> DATA SECTION:
* Start *

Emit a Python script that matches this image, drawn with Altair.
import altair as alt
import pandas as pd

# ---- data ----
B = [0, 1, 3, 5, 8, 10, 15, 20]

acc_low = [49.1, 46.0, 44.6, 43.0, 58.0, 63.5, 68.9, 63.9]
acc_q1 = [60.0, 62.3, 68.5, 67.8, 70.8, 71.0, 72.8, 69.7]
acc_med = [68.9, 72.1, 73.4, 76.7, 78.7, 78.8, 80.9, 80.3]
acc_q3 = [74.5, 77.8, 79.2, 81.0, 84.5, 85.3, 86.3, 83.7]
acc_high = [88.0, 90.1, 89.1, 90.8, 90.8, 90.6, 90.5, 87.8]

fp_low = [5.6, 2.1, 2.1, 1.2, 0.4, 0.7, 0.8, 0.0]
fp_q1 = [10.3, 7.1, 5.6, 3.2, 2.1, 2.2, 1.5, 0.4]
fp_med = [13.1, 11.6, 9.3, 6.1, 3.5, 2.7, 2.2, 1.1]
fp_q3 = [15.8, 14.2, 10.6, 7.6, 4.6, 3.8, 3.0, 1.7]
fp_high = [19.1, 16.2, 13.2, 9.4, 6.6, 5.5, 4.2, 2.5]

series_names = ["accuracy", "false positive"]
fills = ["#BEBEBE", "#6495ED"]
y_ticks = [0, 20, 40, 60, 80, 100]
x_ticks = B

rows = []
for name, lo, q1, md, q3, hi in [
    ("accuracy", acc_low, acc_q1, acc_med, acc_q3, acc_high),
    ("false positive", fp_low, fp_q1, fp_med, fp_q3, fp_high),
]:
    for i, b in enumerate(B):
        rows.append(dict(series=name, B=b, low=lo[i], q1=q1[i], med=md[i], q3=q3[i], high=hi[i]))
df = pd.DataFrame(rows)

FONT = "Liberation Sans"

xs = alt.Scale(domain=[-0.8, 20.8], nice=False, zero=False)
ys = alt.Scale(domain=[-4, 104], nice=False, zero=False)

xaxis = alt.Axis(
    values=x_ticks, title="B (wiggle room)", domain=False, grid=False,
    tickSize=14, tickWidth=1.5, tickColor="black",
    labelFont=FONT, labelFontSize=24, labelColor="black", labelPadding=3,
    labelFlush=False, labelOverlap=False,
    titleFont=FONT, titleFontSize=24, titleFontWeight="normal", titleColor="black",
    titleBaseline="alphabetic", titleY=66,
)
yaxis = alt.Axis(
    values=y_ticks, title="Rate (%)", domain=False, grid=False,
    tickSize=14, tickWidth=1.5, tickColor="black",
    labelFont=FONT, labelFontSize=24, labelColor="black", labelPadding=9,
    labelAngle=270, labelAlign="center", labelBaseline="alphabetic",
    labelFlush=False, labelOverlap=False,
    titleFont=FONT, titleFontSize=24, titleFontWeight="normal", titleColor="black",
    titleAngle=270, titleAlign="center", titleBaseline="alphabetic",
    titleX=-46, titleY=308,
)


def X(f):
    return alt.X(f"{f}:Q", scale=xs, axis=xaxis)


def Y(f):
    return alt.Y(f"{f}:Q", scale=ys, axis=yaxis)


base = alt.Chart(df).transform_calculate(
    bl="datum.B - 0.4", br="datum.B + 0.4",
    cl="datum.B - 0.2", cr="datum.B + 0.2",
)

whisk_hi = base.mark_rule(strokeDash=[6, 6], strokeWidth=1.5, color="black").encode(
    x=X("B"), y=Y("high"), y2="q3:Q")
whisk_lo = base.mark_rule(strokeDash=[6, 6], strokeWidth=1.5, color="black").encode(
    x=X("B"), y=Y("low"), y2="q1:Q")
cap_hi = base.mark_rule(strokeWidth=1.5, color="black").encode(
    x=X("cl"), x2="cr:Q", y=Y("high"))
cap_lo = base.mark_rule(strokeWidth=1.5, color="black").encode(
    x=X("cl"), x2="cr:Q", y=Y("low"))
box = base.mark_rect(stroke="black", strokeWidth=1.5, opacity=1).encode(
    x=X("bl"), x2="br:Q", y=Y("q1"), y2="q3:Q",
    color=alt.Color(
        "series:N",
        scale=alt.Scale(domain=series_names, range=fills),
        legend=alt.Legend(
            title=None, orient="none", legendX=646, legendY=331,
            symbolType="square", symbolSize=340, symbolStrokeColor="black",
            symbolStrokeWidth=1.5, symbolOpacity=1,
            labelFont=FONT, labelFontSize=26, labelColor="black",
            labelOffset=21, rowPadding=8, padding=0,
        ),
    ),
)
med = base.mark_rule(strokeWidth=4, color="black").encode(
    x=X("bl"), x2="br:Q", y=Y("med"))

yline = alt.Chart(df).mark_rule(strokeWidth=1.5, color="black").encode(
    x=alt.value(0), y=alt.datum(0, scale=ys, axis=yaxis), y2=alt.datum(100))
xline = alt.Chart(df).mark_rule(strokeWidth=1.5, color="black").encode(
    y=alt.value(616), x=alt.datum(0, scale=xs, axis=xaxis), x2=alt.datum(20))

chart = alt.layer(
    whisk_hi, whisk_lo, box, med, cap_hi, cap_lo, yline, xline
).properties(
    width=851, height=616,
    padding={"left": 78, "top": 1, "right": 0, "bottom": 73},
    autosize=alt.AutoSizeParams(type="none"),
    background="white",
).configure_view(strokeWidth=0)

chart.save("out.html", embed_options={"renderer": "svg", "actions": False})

* End *
* Start *

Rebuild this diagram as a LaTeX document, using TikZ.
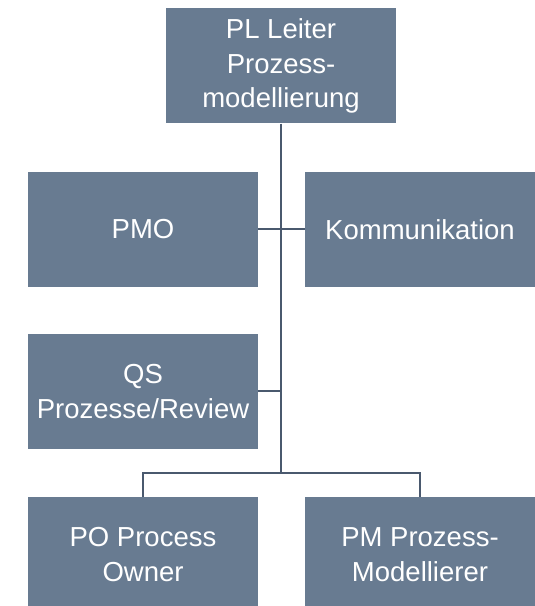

* End *
* Start *

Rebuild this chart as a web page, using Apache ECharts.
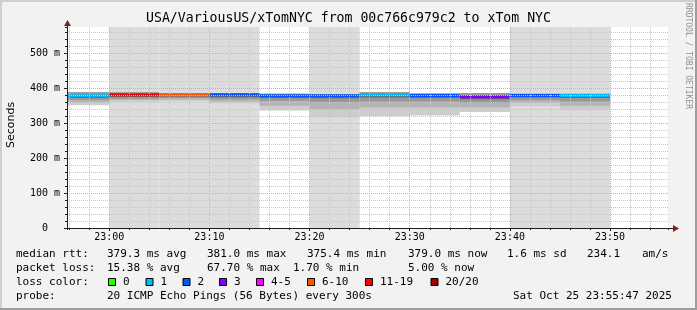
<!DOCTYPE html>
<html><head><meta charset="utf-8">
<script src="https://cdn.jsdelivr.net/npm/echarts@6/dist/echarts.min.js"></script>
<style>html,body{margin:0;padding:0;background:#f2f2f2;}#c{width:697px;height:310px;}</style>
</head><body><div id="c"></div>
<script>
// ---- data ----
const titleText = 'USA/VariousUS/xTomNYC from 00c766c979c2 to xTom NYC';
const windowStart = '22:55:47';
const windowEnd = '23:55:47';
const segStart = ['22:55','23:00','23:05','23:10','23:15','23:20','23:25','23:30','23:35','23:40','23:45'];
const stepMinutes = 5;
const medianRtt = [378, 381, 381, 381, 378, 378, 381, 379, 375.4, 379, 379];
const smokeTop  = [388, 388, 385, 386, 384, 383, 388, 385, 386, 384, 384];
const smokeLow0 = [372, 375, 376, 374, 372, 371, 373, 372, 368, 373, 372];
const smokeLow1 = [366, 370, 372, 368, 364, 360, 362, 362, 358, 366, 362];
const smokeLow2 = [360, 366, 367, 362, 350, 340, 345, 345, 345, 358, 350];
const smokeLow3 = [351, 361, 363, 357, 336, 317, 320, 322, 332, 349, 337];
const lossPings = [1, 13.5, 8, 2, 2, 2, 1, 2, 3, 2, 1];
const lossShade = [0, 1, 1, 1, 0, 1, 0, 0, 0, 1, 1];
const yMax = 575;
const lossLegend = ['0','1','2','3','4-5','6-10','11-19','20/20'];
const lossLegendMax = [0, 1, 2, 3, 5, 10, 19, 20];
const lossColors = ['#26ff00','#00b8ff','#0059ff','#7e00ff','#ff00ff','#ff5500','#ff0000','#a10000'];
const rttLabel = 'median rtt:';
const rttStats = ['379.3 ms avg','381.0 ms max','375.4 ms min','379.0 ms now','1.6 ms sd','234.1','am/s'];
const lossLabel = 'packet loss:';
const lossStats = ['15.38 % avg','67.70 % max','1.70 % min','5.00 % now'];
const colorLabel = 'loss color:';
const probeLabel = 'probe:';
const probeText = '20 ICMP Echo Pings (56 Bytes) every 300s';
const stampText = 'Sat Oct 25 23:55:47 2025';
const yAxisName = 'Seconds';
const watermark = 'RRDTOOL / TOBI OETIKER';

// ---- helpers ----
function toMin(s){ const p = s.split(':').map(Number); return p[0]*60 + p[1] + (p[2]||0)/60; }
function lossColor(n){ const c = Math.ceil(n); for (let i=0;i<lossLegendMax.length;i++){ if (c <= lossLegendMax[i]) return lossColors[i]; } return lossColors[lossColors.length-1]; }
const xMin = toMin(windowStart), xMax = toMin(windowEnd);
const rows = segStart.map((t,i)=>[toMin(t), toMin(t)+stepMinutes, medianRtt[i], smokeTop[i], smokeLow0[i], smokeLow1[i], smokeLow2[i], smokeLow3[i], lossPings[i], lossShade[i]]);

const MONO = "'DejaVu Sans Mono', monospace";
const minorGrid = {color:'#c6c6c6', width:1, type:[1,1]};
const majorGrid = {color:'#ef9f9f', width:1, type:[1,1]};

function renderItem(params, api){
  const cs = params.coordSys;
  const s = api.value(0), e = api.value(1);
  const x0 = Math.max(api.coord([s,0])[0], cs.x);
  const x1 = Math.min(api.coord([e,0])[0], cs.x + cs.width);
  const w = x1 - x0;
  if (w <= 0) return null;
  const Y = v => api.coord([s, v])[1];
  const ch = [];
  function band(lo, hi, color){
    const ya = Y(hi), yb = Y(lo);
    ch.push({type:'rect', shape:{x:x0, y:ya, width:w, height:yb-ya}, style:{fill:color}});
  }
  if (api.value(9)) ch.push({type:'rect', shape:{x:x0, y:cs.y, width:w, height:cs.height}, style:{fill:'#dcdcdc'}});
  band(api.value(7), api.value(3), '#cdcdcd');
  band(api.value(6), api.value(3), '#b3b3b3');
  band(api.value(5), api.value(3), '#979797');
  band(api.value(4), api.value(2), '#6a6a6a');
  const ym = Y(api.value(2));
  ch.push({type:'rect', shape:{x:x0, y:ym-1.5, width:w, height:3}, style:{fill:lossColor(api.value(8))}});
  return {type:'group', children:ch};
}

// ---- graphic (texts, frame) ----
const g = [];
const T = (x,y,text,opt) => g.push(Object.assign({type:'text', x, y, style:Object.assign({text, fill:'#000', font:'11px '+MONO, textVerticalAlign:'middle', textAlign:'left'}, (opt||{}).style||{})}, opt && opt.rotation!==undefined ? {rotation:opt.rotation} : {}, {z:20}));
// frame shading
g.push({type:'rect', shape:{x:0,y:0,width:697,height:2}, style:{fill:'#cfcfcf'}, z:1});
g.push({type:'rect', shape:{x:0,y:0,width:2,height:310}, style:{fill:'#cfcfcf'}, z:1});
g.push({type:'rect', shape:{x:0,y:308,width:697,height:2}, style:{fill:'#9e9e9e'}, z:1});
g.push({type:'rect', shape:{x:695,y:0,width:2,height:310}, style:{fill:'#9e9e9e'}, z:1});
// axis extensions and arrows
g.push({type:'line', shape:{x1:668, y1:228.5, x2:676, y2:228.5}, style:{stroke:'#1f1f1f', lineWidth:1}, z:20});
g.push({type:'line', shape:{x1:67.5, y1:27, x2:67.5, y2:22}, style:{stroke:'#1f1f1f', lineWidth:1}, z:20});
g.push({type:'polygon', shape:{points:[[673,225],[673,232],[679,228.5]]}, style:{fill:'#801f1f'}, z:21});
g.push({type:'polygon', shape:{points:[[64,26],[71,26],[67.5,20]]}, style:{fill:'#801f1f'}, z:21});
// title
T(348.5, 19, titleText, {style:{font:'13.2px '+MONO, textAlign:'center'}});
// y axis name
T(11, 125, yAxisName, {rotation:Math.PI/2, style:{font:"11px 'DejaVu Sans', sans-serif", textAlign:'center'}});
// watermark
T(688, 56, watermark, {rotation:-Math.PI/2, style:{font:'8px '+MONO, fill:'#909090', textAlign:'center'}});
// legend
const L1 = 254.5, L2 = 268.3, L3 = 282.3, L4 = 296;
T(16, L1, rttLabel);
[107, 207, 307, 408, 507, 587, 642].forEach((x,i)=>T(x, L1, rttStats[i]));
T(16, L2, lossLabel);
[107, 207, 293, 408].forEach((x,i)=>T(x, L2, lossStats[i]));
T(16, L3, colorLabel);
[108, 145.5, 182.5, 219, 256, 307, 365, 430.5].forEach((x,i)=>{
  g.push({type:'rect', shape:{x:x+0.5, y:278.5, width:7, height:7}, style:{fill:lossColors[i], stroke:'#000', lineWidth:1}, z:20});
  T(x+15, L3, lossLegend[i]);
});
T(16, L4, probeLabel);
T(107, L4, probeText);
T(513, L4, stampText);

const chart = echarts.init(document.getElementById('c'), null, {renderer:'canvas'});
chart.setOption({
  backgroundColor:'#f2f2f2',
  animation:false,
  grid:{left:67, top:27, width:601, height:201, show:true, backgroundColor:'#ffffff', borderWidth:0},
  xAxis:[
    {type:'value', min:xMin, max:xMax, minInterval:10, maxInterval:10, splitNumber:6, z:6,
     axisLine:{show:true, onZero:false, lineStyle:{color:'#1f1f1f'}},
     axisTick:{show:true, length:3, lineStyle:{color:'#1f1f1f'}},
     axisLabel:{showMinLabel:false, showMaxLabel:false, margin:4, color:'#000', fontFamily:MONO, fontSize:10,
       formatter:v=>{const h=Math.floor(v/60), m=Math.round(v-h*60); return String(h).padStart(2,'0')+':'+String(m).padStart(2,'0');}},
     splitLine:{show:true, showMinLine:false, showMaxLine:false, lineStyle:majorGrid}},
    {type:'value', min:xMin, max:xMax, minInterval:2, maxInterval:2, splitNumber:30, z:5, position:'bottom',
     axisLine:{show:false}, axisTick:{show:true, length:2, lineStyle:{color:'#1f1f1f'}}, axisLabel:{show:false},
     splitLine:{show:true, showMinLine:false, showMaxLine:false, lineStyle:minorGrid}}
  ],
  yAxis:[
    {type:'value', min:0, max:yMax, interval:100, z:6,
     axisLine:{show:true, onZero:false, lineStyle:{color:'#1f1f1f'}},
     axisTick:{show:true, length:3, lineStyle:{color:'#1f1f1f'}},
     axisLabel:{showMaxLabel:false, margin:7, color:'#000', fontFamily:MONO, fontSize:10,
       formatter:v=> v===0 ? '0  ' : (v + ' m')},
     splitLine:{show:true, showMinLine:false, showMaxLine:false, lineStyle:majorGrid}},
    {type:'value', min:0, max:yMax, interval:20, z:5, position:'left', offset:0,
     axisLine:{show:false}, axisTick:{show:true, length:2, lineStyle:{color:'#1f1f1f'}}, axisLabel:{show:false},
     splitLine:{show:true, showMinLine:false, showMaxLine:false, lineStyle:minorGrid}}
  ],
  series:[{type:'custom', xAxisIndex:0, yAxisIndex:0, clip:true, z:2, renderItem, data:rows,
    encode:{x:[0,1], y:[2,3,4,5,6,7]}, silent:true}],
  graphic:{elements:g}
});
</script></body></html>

* End *

> THE TASK:
Print, from the entries above, the line with "Emit a Python", the line with "ys = alt.Scale(domain=[-4, 104], nice=False, zero=False)" and all lines between them, exactly and with nothing else.

> FULL RESPONSE:
Emit a Python script that matches this image, drawn with Altair.
import altair as alt
import pandas as pd

# ---- data ----
B = [0, 1, 3, 5, 8, 10, 15, 20]

acc_low = [49.1, 46.0, 44.6, 43.0, 58.0, 63.5, 68.9, 63.9]
acc_q1 = [60.0, 62.3, 68.5, 67.8, 70.8, 71.0, 72.8, 69.7]
acc_med = [68.9, 72.1, 73.4, 76.7, 78.7, 78.8, 80.9, 80.3]
acc_q3 = [74.5, 77.8, 79.2, 81.0, 84.5, 85.3, 86.3, 83.7]
acc_high = [88.0, 90.1, 89.1, 90.8, 90.8, 90.6, 90.5, 87.8]

fp_low = [5.6, 2.1, 2.1, 1.2, 0.4, 0.7, 0.8, 0.0]
fp_q1 = [10.3, 7.1, 5.6, 3.2, 2.1, 2.2, 1.5, 0.4]
fp_med = [13.1, 11.6, 9.3, 6.1, 3.5, 2.7, 2.2, 1.1]
fp_q3 = [15.8, 14.2, 10.6, 7.6, 4.6, 3.8, 3.0, 1.7]
fp_high = [19.1, 16.2, 13.2, 9.4, 6.6, 5.5, 4.2, 2.5]

series_names = ["accuracy", "false positive"]
fills = ["#BEBEBE", "#6495ED"]
y_ticks = [0, 20, 40, 60, 80, 100]
x_ticks = B

rows = []
for name, lo, q1, md, q3, hi in [
    ("accuracy", acc_low, acc_q1, acc_med, acc_q3, acc_high),
    ("false positive", fp_low, fp_q1, fp_med, fp_q3, fp_high),
]:
    for i, b in enumerate(B):
        rows.append(dict(series=name, B=b, low=lo[i], q1=q1[i], med=md[i], q3=q3[i], high=hi[i]))
df = pd.DataFrame(rows)

FONT = "Liberation Sans"

xs = alt.Scale(domain=[-0.8, 20.8], nice=False, zero=False)
ys = alt.Scale(domain=[-4, 104], nice=False, zero=False)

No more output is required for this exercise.